Solutions for conflicts between climate protection and nature conservation
Citizens' initiatives are dragging out Environmental Impact Assessments (EIAs) for new power grid lines. Public participation is therefore subject to criticism. Strategic Environmental Assessment (SEA) could be used to resolve disputes and relieve EIAs for power grids without compromising participation rights.
The outdated grid infrastructure needs be strengthened to meet the needs of renewable energies. Opposed to this are health, nature and landscape protection, as well as fears that new transport capacities will primarily serve the interests of electricity trading by coal-fired and nuclear power plants.
In both Austria and Germany, there is considerable resistance to the construction of new power links, which means that it is not easy to adapt the grid infrastructure.
For years now, business lobbies have therefore been calling for tighter deadlines and a reduction in public participation in EIAs. But this misses the point. The report of a representative of the citizens' initiative "110 kV adé!" at our event Citizens' initiatives against network operators shows why. The initiative was originally denied EIA at all. This refusal to allow public participation, however, fuelled local resistance. The citizens' initiative managed to block the construction of the pipeline even without party status or other rights. After about nine years of resistance, the European Court of Justice finally decided in favour of the citizens' initiative in August 2018: An EIA had to be performed, all previous permits are invalid.
This case of "110 kV adé" shows: refusal or curtailment of public participation is counterproductive. On the contrary, if you want to reduce resistance to grid projects, you need to increase participation. This has to be done even before the EIA procedures begin. The instrument of Strategic Environmental Assessment (SEA) is ideal for this. SEAs can be used by grid operators to resolve fundamental issues in advance at round-table meetings with the administration, environmental protection organisations as trusted members of the public and independent experts:
Together at the round table, it is possible to examine where the network needs to be strengthened for energy system transformation and security of supply.

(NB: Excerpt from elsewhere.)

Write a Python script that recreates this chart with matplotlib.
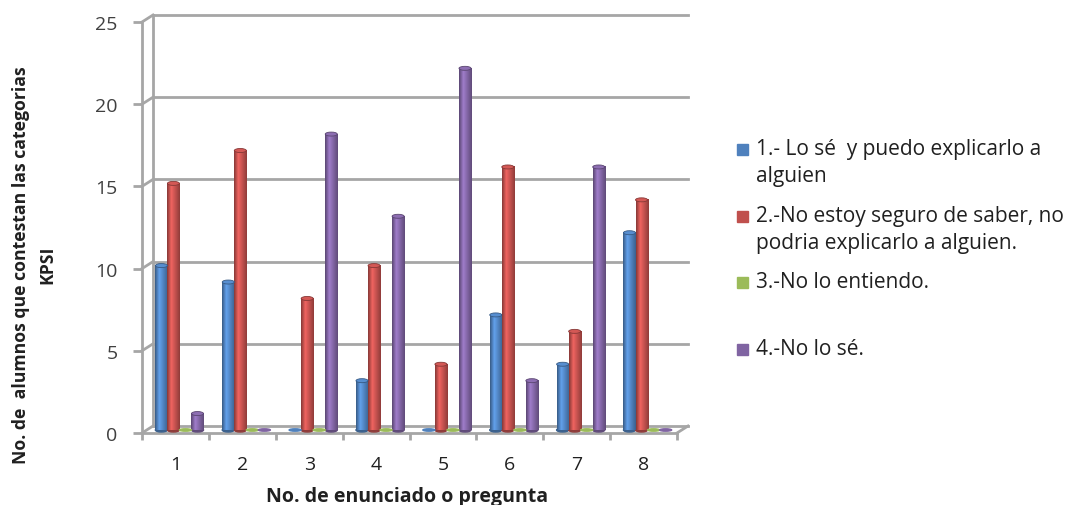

In addition, criteria can be laid down on how controversial issues such as routing, underground cabling or electromagnetism are to be dealt with in the projects to be approved. If agreement can be reached on these issues in advance in future, it will not be necessary to re-examine them in every EIA.
If the parties involved reach a consensus on these issues in the SEA, the EIA procedures for the individual grid projects are dramatically relieved, as experience from the construction of wind farms or waste incineration plants impressively shows. ÖKOBÜRO has therefore adapted the model of the SEA Round Table for grid planning.